Expanding dataset diversity and demographics
First, there was only one female participant (less than 6%), which does not reflect the proportion seen in the SCI population [51] and restricts the study’s generalizability across sex. A more balanced sample would provide a clearer understanding of potential differences in response to FES therapy between male and female participants.
The dataset also has a higher number of non-responders (67%) than responders. This imbalance likely contributed to the high true negative rate (TNR) observed across models, as well as the relatively low recall, indicating that the models may be better at identifying non-responders than true responders. While we attempted to compensate for this effect by evaluating models with robust metrics such as MCC and F1 score, future studies with more balanced responder and non-responder groups would help validate these findings and improve the model’s sensitivity to true responders.

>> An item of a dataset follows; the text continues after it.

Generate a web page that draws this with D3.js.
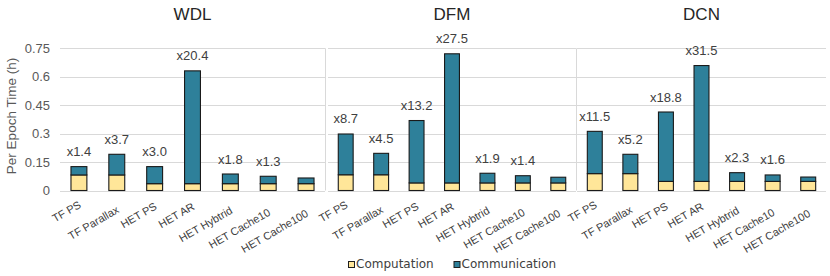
<!DOCTYPE html>
<html>
<head>
<meta charset="utf-8">
<script src="https://cdn.jsdelivr.net/npm/d3@7"></script>
<style>
  body { margin: 0; background: #fff; }
  text { font-family: "Liberation Sans", Arial, sans-serif; }
</style>
</head>
<body>
<div id="wrapper"></div>
<script>
// data
let models = ['WDL', 'DFM', 'DCN'];
let categories = ['TF PS', 'TF Parallax', 'HET PS', 'HET AR', 'HET Hybtrid', 'HET Cache10', 'HET Cache100'];
let seriesNames = ['Computation', 'Communication'];
let computation = [
    [0.082, 0.082, 0.036, 0.036, 0.036, 0.036, 0.036],
    [0.083, 0.083, 0.040, 0.040, 0.040, 0.040, 0.040],
    [0.089, 0.089, 0.048, 0.048, 0.048, 0.048, 0.048]
];
let communication = [
    [0.044, 0.109, 0.090, 0.595, 0.051, 0.039, 0.030],
    [0.215, 0.113, 0.329, 0.681, 0.051, 0.038, 0.030],
    [0.223, 0.102, 0.366, 0.611, 0.046, 0.034, 0.023]
];
let speedups = [
    ['x1.4', 'x3.7', 'x3.0', 'x20.4', 'x1.8', 'x1.3', ''],
    ['x8.7', 'x4.5', 'x13.2', 'x27.5', 'x1.9', 'x1.4', ''],
    ['x11.5', 'x5.2', 'x18.8', 'x31.5', 'x2.3', 'x1.6', '']
];
let yTicks = [0, 0.15, 0.3, 0.45, 0.6, 0.75];

let width = 830, height = 276;
let colors = { 'Computation': '#FFE699', 'Communication': '#2E809A' };
let panelX = [[60, 325], [328, 576], [577, 826]];

let svg = d3.select('#wrapper')
    .append('svg')
    .attr('width', width)
    .attr('height', height);

let y = d3.scaleLinear().domain([0, 0.75]).range([190.5, 48.3]);

// y axis
let yAxis = svg.append('g')
    .attr('transform', 'translate(60,0)')
    .call(d3.axisLeft(y).tickValues(yTicks).tickSize(0).tickPadding(10).tickFormat(d3.format('~g')));
yAxis.select('.domain').remove();
yAxis.selectAll('text').attr('font-size', 13).attr('fill', '#595959');

svg.append('text')
    .attr('transform', 'translate(16,116) rotate(-90)')
    .attr('text-anchor', 'middle')
    .attr('font-size', 13.5)
    .attr('fill', '#595959')
    .text('Per Epoch Time (h)');

// separators between panels
svg.selectAll('line.sep')
    .data([325.5, 576.5])
    .enter()
    .append('line')
    .attr('x1', d => d).attr('x2', d => d)
    .attr('y1', y(0.75)).attr('y2', y(0))
    .attr('stroke', '#d9d9d9');

models.forEach(function (model, m) {
    let x = d3.scaleBand()
        .domain(categories)
        .range(panelX[m])
        .paddingInner(0.58)
        .paddingOuter(0.29);

    let g = svg.append('g');

    g.selectAll('line.grid')
        .data(yTicks)
        .enter()
        .append('line')
        .attr('x1', panelX[m][0]).attr('x2', panelX[m][1])
        .attr('y1', d => Math.round(y(d)) + 0.5).attr('y2', d => Math.round(y(d)) + 0.5)
        .attr('stroke', '#d9d9d9');

    g.append('text')
        .attr('x', (panelX[m][0] + panelX[m][1]) / 2)
        .attr('y', 20)
        .attr('text-anchor', 'middle')
        .attr('font-size', 17)
        .attr('fill', '#262626')
        .text(model);

    let rows = categories.map(function (c, i) {
        return { cat: c, Computation: computation[m][i], Communication: communication[m][i] };
    });
    let stacked = d3.stack().keys(seriesNames)(rows);

    g.selectAll('g.series')
        .data(stacked)
        .enter()
        .append('g')
        .attr('fill', d => colors[d.key])
        .selectAll('rect')
        .data(d => d)
        .enter()
        .append('rect')
        .attr('x', d => x(d.data.cat))
        .attr('y', d => y(d[1]))
        .attr('width', x.bandwidth())
        .attr('height', d => y(d[0]) - y(d[1]))
        .attr('stroke', '#1a1a1a')
        .attr('stroke-width', 1.1);

    g.selectAll('text.lab')
        .data(rows)
        .enter()
        .append('text')
        .attr('x', d => x(d.cat) + x.bandwidth() / 2)
        .attr('y', d => y(d.Computation + d.Communication) - 10.5)
        .attr('text-anchor', 'middle')
        .attr('font-size', 13)
        .attr('fill', '#404040')
        .text((d, i) => speedups[m][i]);

    // rotated category labels
    g.selectAll('text.cat')
        .data(categories)
        .enter()
        .append('text')
        .attr('text-anchor', 'end')
        .attr('font-size', 11)
        .attr('fill', '#404040')
        .text(d => d)
        .attr('transform', function (d) {
            let len = this.getComputedTextLength();
            let cx = x(d) + x.bandwidth() / 2 + 3;
            let cy = 206 + 0.2 * (len - 26);
            return 'translate(' + cx + ',' + cy + ') rotate(-30)';
        });
});

// legend
let legendX = [348, 453.5];
let legend = svg.selectAll('g.legend')
    .data(seriesNames)
    .enter()
    .append('g')
    .attr('transform', (d, i) => 'translate(' + legendX[i] + ',0)');
legend.append('rect')
    .attr('x', 0.5).attr('y', 261.5)
    .attr('width', 6).attr('height', 6)
    .attr('fill', d => colors[d])
    .attr('stroke', '#1f1f1f');
legend.append('text')
    .attr('x', 8)
    .attr('y', 268)
    .attr('font-size', 12)
    .style('font-family', '"DejaVu Sans", sans-serif')
    .attr('fill', '#404040')
    .text(d => d);
</script>
</body>
</html>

Overrepresentations of AIS D injuries (45%) and C3–C4 level of injury (74%) are also observed. AIS D often reflects more treatment options and better prognostics. Individuals with motor complete cases (AIS A or B) often face lower expected recovery potential. Our results show that clinical information alone typically predicts all muscles in AIS A cases to be non-responders, effectively closing the door to FES therapy for this subgroup. This exclusion is problematic, as AIS A patients represent a group in dire need of interventions. These imbalances hinder the generalizability of findings to the broader SCI population, which exhibits great demographic and clinical diversity.
While we obtained promising results by training models on specific AIS subgroups, the relatively small sample size prevented further stratification by individual AIS grades. Future studies with larger datasets may benefit from more granular subgroup analysis to capture subtle differences in muscle response within each AIS grade, potentially enhancing predictive accuracy.

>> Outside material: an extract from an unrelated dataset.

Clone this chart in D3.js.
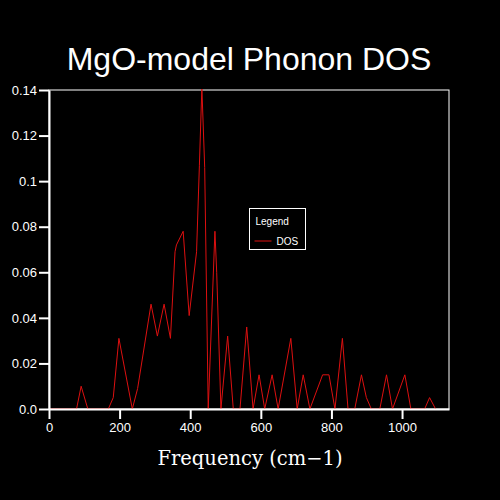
<!DOCTYPE html>
<html>
<head>
<meta charset="utf-8">
<script src="https://cdn.jsdelivr.net/npm/d3@7"></script>
<style>
  body { margin: 0; background: #000; }
  svg { display: block; }
</style>
</head>
<body>
<svg width="500" height="500"></svg>
<script>
// DOS curve
const freq = [0, 78, 91, 110, 168, 182, 198, 236, 251, 289, 307, 326, 344, 357, 361,
    380, 397, 418, 426, 433, 441, 451, 470, 475, 487, 506, 522, 541, 560, 578,
    595, 611, 632, 649, 685, 703, 720, 739, 775, 793, 810, 831, 847, 866, 885,
    899, 913, 937, 956, 973, 1008, 1025, 1064, 1078, 1095];
const dos = [0, 0, 0.010, 0, 0, 0.005, 0.031, 0, 0.009, 0.046, 0.032, 0.046, 0.031, 0.069, 0.072,
    0.078, 0.041, 0.069, 0.107, 0.141, 0.106, 0, 0.078, 0.060, 0, 0.032, 0, 0, 0.036, 0,
    0.015, 0, 0.015, 0, 0.031, 0, 0.015, 0, 0.015, 0.015, 0, 0.031, 0, 0, 0.015,
    0.005, 0, 0, 0.015, 0, 0.015, 0, 0, 0.005, 0];

const xTicks = [0, 200, 400, 600, 800, 1000];
const xTickLabels = ["0", "200", "400", "600", "800", "1000"];
const yTicks = [0, 0.02, 0.04, 0.06, 0.08, 0.1, 0.12, 0.14];
const yTickLabels = ["0.0", "0.02", "0.04", "0.06", "0.08", "0.1", "0.12", "0.14"];

const plotLeft = 49, plotTop = 90, plotWidth = 400, plotHeight = 319;

let svg = d3.select("svg");
svg.append("rect").attr("width", 500).attr("height", 500).attr("fill", "#000");

let x = d3.scaleLinear().domain([0, 1133]).range([plotLeft, plotLeft + plotWidth]);
let y = d3.scaleLinear().domain([0, 0.14]).range([plotTop + plotHeight, plotTop]);

// frame
svg.append("rect")
    .attr("x", plotLeft).attr("y", plotTop)
    .attr("width", plotWidth).attr("height", plotHeight)
    .attr("fill", "none").attr("stroke", "#fff").attr("stroke-width", 1);

svg.append("clipPath").attr("id", "clip")
    .append("rect").attr("x", plotLeft).attr("y", plotTop - 1)
    .attr("width", plotWidth).attr("height", plotHeight + 1);

svg.append("path")
    .datum(d3.zip(freq, dos))
    .attr("clip-path", "url(#clip)")
    .attr("fill", "none")
    .attr("stroke", "#dd1010")
    .attr("stroke-width", 1)
    .attr("d", d3.line().x(d => x(d[0])).y(d => y(d[1])));

let xAxis = svg.append("g")
    .attr("transform", `translate(0,${plotTop + plotHeight})`)
    .call(d3.axisBottom(x).tickValues(xTicks).tickSize(10).tickSizeOuter(0).tickPadding(4)
        .tickFormat((d, i) => xTickLabels[i]));

let yAxis = svg.append("g")
    .attr("transform", `translate(${plotLeft},0)`)
    .call(d3.axisLeft(y).tickValues(yTicks).tickSize(10).tickSizeOuter(0).tickPadding(2)
        .tickFormat((d, i) => yTickLabels[i]));

[xAxis, yAxis].forEach(g => {
    g.select(".domain").attr("stroke", "#fff").attr("stroke-width", 2);
    g.selectAll(".tick line").attr("stroke", "#fff").attr("stroke-width", 2);
    g.selectAll(".tick text")
        .attr("fill", "#fff")
        .style("font-family", "'Liberation Sans', sans-serif")
        .style("font-size", "13px");
});

svg.append("text")
    .attr("x", 249).attr("y", 70)
    .attr("text-anchor", "middle")
    .attr("fill", "#fff")
    .style("font-family", "'Liberation Sans', Arial, sans-serif")
    .style("font-size", "32px")
    .text("MgO-model Phonon DOS");

svg.append("text")
    .attr("x", 250).attr("y", 465)
    .attr("text-anchor", "middle")
    .attr("fill", "#fff")
    .style("font-family", "'DejaVu Serif', serif")
    .style("font-size", "19.5px")
    .text("Frequency (cm\u22121)");

// legend
let legend = svg.append("g").attr("transform", "translate(249.5,208.5)");
legend.append("rect")
    .attr("width", 56).attr("height", 41)
    .attr("fill", "#000").attr("stroke", "#fff").attr("stroke-width", 1);
legend.append("text")
    .attr("x", 6).attr("y", 16)
    .attr("fill", "#fff")
    .style("font-family", "'Liberation Sans', sans-serif")
    .style("font-size", "10px")
    .text("Legend");
legend.append("line")
    .attr("x1", 5).attr("x2", 22).attr("y1", 32.5).attr("y2", 32.5)
    .attr("stroke", "#dd1010").attr("stroke-width", 1);
legend.append("text")
    .attr("x", 27).attr("y", 36)
    .attr("fill", "#fff")
    .style("font-family", "'Liberation Sans', sans-serif")
    .style("font-size", "10px")
    .text("DOS");
</script>
</body>
</html>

Although our primary goal in this study was to explore generalizable predictive patterns in baseline sEMG across target muscles for FES therapy, a larger dataset would allow for investigation of the impact from muscle anatomical variability, including muscle type (e.g., biarticular vs uniarticular) and size. Along with sex and other person- and muscle-level variables, muscle type and size could be explored as predictive variables.

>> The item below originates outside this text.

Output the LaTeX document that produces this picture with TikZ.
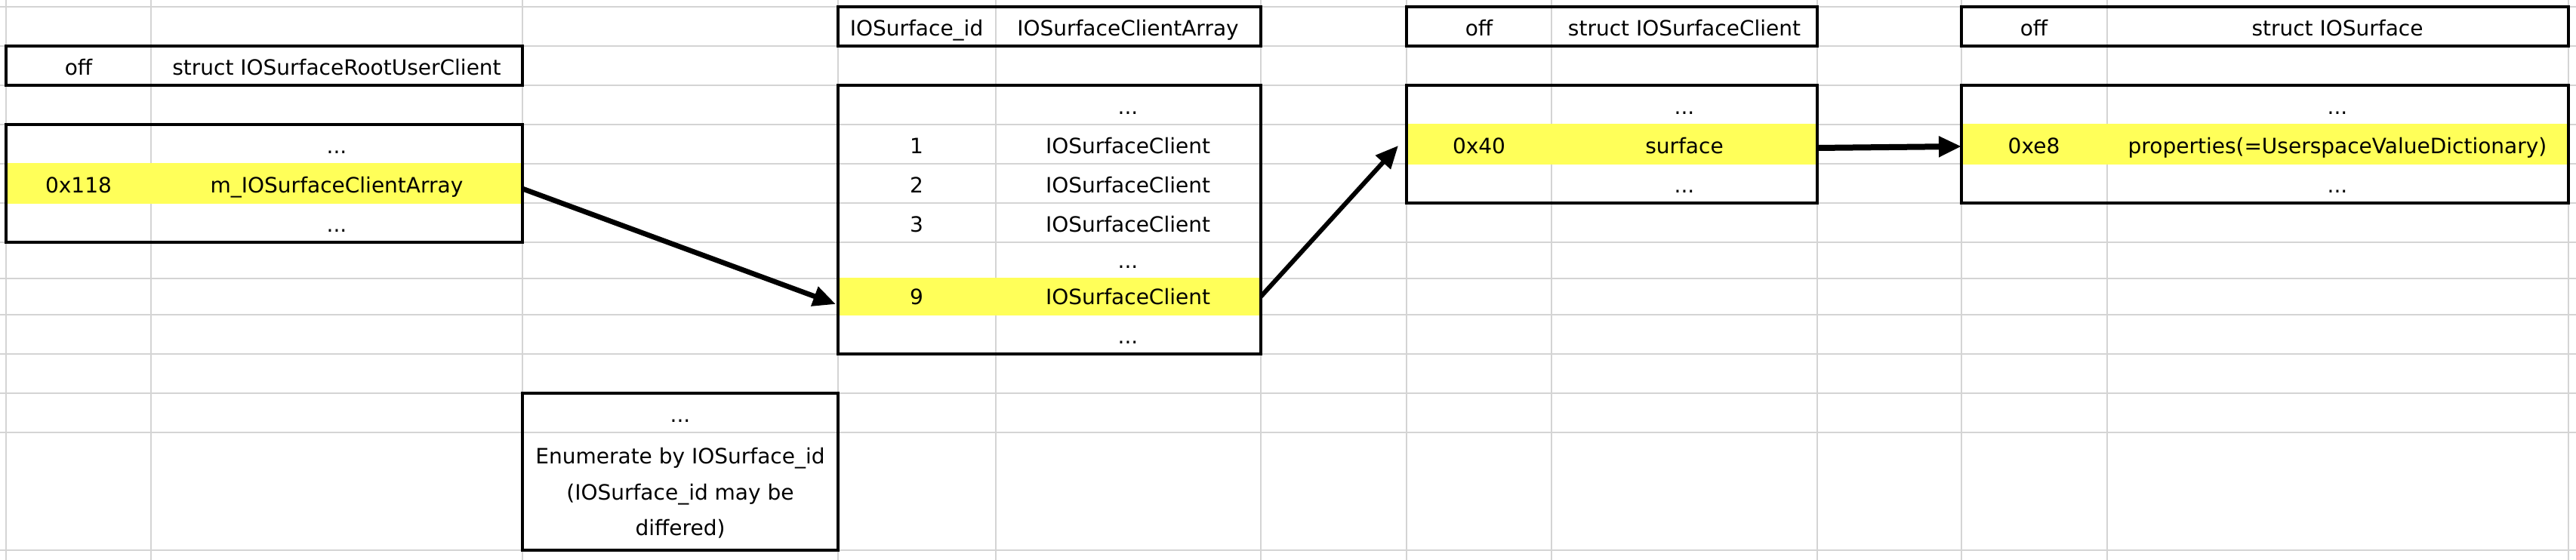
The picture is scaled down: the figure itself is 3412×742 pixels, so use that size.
\documentclass[tikz,border=0pt]{standalone}
\usepackage{fontspec}
\setmainfont{DejaVu Sans}
\usetikzlibrary{arrows.meta}
\definecolor{cellyellow}{RGB}{255,255,89}
\definecolor{gridgray}{RGB}{212,212,212}
\begin{document}
\begin{tikzpicture}[x=0.5pt,y=-0.5pt,
  gridline/.style={draw=gridgray,line width=0.75pt},
  boxline/.style={draw=black,line width=1.7pt},
  yrow/.style={fill=cellyellow,draw=none,inner sep=0pt,outer sep=0pt,minimum height=27pt},
  txt/.style={anchor=base,inner sep=0pt,outer sep=0pt,font=\fontsize{14pt}{16pt}\selectfont},
  ptr/.style={-{Triangle[length=15pt,width=13pt]},line width=3.4pt}]
\fill[white] (0,0) rectangle (3412,742);
\useasboundingbox (0,0) rectangle (3412,742);
% spreadsheet grid
\foreach \gx in {8,200,692,1110,1319,1670,1863,2055,2407,2598,2791,3402}
  \draw[gridline] (\gx,0) -- (\gx,742);
\foreach \gy in {9,61,113,165,217,269,321,369,417,469,521,573,729}
  \draw[gridline] (0,\gy) -- (3412,\gy);
% highlighted rows
\node[yrow,minimum width=342pt] (y1) at (350,243) {};
\node[yrow,minimum width=280pt,minimum height=25pt] (y2) at (1390,393) {};
\node[yrow,minimum width=272pt] (y3) at (2135,191) {};
\node[yrow,minimum width=402pt] (y4) at (3000,191) {};
% boxes
\draw[boxline] (8,61) rectangle (692,113);
\draw[boxline] (8,165) rectangle (692,321);
\draw[boxline] (1110,9) rectangle (1670,61);
\draw[boxline] (1110,113) rectangle (1670,469);
\draw[boxline] (1863,9) rectangle (2407,61);
\draw[boxline] (1863,113) rectangle (2407,269);
\draw[boxline] (2598,9) rectangle (3402,61);
\draw[boxline] (2598,113) rectangle (3402,269);
\draw[boxline] (692,521) rectangle (1110,729);
% texts: IOSurfaceRootUserClient
\node[txt] (a1) at (104,100) {off};
\node[txt] (a2) at (446,100) {struct IOSurfaceRootUserClient};
\node[txt] (a3) at (446,204) {...};
\node[txt] (a4) at (104,256) {0x118};
\node[txt] (a5) at (446,256) {m\_IOSurfaceClientArray};
\node[txt] (a6) at (446,308) {...};
% IOSurfaceClientArray
\node[txt] (b1) at (1214,48) {IOSurface\_id};
\node[txt] (b2) at (1494,48) {IOSurfaceClientArray};
\node[txt] (b3) at (1494,152) {...};
\node[txt] (b4) at (1214,204) {1};
\node[txt] (b5) at (1494,204) {IOSurfaceClient};
\node[txt] (b6) at (1214,256) {2};
\node[txt] (b7) at (1494,256) {IOSurfaceClient};
\node[txt] (b8) at (1214,308) {3};
\node[txt] (b9) at (1494,308) {IOSurfaceClient};
\node[txt] (b10) at (1494,356) {...};
\node[txt] (b11) at (1214,404) {9};
\node[txt] (b12) at (1494,404) {IOSurfaceClient};
\node[txt] (b13) at (1494,456) {...};
% IOSurfaceClient
\node[txt] (c1) at (1959,48) {off};
\node[txt] (c2) at (2231,48) {struct IOSurfaceClient};
\node[txt] (c3) at (2231,152) {...};
\node[txt] (c4) at (1959,204) {0x40};
\node[txt] (c5) at (2231,204) {surface};
\node[txt] (c6) at (2231,256) {...};
% IOSurface
\node[txt] (d1) at (2694,48) {off};
\node[txt] (d2) at (3096,48) {struct IOSurface};
\node[txt] (d3) at (3096,152) {...};
\node[txt] (d4) at (2694,204) {0xe8};
\node[txt] (d5) at (3096,204) {properties(=UserspaceValueDictionary)};
\node[txt] (d6) at (3096,256) {...};
% note
\node[txt] (n1) at (901,560) {...};
\node[txt] (n2) at (901,615) {Enumerate by IOSurface\_id};
\node[txt] (n3) at (901,663) {(IOSurface\_id may be};
\node[txt] (n4) at (901,710) {differed)};
% pointers
\draw[ptr] ([yshift=-3.5pt]y1.east) -- ([xshift=-1.5pt,yshift=-5pt]y2.west);
\draw[ptr,line width=3pt] (y2.east) -- ([xshift=-5.5pt,yshift=-1pt]y3.west);
\draw[ptr,line width=4pt] ([yshift=-2.5pt]y3.east) -- ([yshift=-1.5pt]y4.west);
\end{tikzpicture}
\end{document}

Beyond binary classification
In this study, binary classification results were used to evaluate model performance. With a larger dataset, future work could move beyond binary prediction to estimate changes in MMT scores directly. Predicting both the magnitude and the timing of MMT improvement could provide clinicians with more detailed guidance for treatment planning and help set realistic expectations for patients. Also, the confidence level of the prediction could be investigated to indicate the likelihood of responding, providing additional decision support to treating therapists beyond the current binary classification.
Integration of multi-channel perspectives
The experiment was designed with a specific clinical point-of-care implementation in mind: take sEMG measurements from a potential target muscle during voluntary contractions based on MMT protocols, and predict its responsiveness to FES therapy in real time or a short amount of time. As such, simplicity and clinical feasibility were the top priorities—a simple setup with bipolar electrodes and no posture restrictions, with only one recording session. Analysis was also done on individual muscles, instead of multiple muscles together.
While this approach aligns with the implementation goals, it limits the depth of electrophysiological insights. Incorporating signals from multiple channels to analyze agonist and antagonist interactions or co-activation patterns could be beneficial. In our experiments, firing of non-target muscles are often observed even though only the target muscle was voluntarily contracted. Compared to using information solely on the target muscle, these patterns could potentially provide more information regarding the systemic effect of SCI, leading to a more robust muscle-specific prediction.